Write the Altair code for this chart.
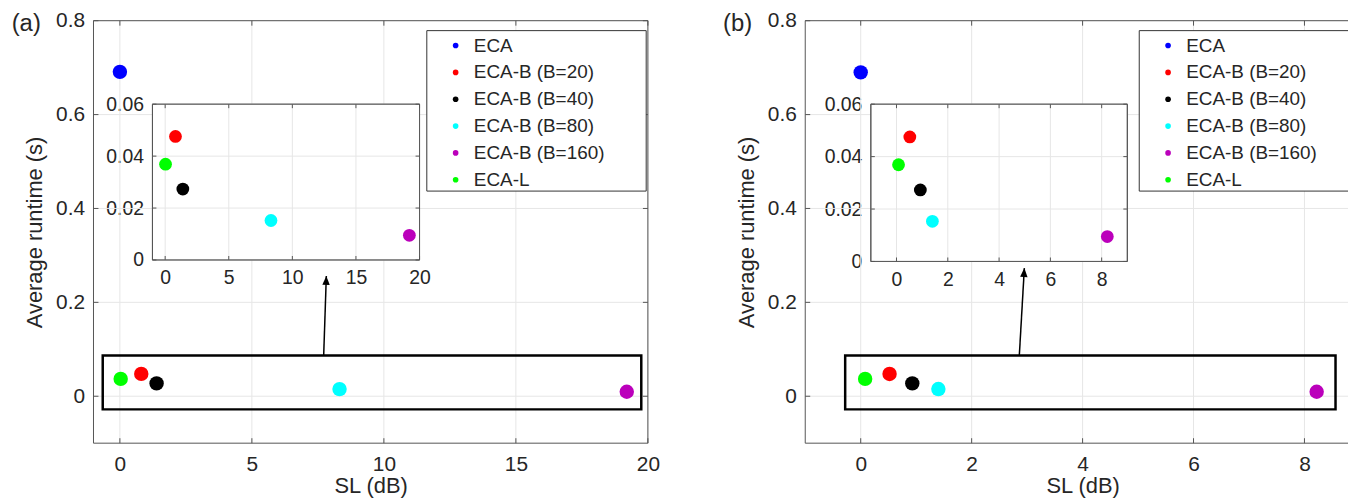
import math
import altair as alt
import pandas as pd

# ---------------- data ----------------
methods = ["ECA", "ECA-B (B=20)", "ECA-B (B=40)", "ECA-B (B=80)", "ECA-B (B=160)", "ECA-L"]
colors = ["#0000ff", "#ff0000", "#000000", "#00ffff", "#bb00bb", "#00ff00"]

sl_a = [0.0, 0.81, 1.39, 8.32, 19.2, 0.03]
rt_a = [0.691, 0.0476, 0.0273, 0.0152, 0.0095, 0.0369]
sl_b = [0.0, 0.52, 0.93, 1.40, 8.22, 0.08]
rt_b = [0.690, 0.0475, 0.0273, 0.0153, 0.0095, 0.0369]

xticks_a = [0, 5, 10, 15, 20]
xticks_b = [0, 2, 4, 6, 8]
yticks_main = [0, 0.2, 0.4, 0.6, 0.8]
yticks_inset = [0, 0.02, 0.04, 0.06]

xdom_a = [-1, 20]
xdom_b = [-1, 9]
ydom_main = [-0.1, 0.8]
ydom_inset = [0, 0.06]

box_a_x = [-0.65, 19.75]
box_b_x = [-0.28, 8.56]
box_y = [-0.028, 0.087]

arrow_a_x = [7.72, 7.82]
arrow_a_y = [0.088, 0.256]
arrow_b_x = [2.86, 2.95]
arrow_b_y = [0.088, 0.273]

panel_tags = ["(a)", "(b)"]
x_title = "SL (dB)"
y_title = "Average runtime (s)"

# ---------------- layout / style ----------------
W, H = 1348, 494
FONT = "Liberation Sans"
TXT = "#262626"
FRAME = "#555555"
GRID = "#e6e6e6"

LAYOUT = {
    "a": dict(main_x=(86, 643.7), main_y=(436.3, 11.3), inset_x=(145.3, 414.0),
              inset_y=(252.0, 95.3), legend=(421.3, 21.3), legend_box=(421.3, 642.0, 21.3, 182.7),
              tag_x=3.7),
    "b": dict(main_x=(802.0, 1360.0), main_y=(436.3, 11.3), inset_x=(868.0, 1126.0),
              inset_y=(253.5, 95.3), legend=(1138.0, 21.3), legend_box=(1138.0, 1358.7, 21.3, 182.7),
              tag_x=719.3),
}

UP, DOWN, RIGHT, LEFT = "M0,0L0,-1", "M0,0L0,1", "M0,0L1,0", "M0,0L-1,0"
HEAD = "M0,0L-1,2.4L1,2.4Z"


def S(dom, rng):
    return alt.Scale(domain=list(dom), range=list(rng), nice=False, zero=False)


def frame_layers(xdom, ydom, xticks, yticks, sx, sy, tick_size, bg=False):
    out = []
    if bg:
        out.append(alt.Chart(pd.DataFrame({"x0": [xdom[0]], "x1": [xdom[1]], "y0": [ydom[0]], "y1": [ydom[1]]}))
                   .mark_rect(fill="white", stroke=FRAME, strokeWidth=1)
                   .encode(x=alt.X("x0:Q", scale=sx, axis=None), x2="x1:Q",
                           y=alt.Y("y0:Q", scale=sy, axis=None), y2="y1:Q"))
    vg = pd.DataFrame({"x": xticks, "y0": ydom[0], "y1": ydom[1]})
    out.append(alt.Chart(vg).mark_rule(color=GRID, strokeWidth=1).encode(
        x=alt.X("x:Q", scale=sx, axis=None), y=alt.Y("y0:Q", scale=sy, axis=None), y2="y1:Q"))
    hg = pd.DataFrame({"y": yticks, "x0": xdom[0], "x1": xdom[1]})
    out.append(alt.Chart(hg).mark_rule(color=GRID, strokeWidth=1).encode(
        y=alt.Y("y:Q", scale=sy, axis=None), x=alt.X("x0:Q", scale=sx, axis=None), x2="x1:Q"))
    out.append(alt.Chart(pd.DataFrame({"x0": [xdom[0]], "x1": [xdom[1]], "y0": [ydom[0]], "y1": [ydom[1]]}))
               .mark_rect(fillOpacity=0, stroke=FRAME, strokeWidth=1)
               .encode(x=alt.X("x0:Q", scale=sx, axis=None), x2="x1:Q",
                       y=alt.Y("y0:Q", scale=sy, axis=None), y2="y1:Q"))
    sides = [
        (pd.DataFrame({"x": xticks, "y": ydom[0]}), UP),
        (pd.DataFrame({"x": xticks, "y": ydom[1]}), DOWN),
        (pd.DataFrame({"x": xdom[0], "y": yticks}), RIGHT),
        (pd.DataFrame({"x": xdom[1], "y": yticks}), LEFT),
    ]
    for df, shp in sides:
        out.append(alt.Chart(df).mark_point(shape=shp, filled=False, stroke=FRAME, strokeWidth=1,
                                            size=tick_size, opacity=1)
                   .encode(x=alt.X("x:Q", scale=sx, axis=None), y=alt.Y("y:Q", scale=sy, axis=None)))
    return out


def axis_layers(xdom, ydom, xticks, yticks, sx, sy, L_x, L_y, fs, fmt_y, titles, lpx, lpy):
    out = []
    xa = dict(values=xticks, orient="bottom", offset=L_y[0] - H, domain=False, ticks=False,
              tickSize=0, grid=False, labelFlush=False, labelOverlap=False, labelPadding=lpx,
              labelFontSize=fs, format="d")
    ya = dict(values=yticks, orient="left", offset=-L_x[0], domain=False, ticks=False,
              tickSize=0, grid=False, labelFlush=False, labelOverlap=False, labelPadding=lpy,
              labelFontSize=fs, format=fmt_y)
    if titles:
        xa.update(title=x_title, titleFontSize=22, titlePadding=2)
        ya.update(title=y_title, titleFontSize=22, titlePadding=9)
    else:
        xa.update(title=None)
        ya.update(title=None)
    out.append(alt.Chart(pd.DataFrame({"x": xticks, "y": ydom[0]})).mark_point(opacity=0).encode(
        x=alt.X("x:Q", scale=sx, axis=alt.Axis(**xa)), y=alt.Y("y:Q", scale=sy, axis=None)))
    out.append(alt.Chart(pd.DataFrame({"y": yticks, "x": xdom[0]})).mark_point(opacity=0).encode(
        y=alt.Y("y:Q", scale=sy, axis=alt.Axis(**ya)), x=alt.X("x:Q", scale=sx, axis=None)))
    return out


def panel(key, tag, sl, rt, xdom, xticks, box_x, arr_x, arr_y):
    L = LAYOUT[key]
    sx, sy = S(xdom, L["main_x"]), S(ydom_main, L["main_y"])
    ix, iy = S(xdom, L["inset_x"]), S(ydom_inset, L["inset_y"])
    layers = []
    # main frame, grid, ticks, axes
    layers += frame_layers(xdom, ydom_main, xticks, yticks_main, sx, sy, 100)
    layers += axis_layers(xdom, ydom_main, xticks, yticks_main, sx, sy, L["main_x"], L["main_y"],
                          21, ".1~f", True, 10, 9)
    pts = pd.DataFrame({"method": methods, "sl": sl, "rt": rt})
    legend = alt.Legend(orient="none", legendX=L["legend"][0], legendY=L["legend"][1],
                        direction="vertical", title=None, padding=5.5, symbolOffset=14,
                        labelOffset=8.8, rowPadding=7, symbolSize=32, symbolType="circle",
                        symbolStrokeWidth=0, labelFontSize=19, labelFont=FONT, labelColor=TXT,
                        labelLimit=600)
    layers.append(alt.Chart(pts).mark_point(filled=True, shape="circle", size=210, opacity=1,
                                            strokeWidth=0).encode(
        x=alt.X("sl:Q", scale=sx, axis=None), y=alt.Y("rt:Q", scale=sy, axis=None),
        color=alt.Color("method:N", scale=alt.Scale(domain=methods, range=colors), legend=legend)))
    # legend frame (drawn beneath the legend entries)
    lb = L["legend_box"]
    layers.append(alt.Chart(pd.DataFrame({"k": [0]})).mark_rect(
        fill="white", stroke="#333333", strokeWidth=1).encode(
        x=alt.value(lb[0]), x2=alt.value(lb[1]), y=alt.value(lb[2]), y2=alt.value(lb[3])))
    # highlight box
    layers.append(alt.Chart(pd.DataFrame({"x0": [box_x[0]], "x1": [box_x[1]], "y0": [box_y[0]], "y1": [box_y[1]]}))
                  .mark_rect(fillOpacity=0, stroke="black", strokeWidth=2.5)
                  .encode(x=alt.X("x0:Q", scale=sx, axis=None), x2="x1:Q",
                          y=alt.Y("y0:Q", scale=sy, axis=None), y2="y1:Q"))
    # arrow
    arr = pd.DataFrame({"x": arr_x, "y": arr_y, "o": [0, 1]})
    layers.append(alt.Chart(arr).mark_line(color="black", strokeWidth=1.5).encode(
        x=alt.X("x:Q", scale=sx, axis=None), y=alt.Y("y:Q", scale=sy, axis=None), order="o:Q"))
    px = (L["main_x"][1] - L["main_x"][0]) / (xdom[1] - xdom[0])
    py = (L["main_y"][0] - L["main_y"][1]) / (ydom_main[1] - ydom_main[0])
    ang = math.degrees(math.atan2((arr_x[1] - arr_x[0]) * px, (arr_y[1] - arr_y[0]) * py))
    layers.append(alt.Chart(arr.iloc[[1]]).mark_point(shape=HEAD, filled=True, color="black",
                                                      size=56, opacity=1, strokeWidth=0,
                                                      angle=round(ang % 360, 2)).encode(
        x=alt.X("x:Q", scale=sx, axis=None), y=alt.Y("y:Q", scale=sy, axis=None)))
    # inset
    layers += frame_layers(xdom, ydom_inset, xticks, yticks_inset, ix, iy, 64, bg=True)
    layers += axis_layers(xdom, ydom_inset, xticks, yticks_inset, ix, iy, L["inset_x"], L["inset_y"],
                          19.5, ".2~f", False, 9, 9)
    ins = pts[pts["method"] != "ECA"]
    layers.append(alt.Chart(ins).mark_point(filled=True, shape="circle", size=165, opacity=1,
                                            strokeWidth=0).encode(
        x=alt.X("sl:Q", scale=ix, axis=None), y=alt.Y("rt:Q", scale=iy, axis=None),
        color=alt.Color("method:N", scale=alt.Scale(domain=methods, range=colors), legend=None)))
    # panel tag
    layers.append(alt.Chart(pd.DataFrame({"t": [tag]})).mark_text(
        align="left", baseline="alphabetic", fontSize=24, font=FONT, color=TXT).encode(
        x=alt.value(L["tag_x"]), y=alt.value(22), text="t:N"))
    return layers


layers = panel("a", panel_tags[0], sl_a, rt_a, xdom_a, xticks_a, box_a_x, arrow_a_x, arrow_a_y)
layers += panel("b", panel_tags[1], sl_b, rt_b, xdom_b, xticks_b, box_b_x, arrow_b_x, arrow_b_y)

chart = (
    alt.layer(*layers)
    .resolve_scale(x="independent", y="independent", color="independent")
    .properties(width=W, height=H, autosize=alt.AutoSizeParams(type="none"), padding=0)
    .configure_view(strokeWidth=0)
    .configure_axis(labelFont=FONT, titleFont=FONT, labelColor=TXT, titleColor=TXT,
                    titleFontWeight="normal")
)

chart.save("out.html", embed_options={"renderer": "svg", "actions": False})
---------------
Problem details – Would you reproduce the lines above, from the very first through the line containing "yticks_inset = [0, 0.02, 0.04, 0.06]", exactly and without the pictures?

Response –
Write the Altair code for this chart.
import math
import altair as alt
import pandas as pd

# ---------------- data ----------------
methods = ["ECA", "ECA-B (B=20)", "ECA-B (B=40)", "ECA-B (B=80)", "ECA-B (B=160)", "ECA-L"]
colors = ["#0000ff", "#ff0000", "#000000", "#00ffff", "#bb00bb", "#00ff00"]

sl_a = [0.0, 0.81, 1.39, 8.32, 19.2, 0.03]
rt_a = [0.691, 0.0476, 0.0273, 0.0152, 0.0095, 0.0369]
sl_b = [0.0, 0.52, 0.93, 1.40, 8.22, 0.08]
rt_b = [0.690, 0.0475, 0.0273, 0.0153, 0.0095, 0.0369]

xticks_a = [0, 5, 10, 15, 20]
xticks_b = [0, 2, 4, 6, 8]
yticks_main = [0, 0.2, 0.4, 0.6, 0.8]
yticks_inset = [0, 0.02, 0.04, 0.06]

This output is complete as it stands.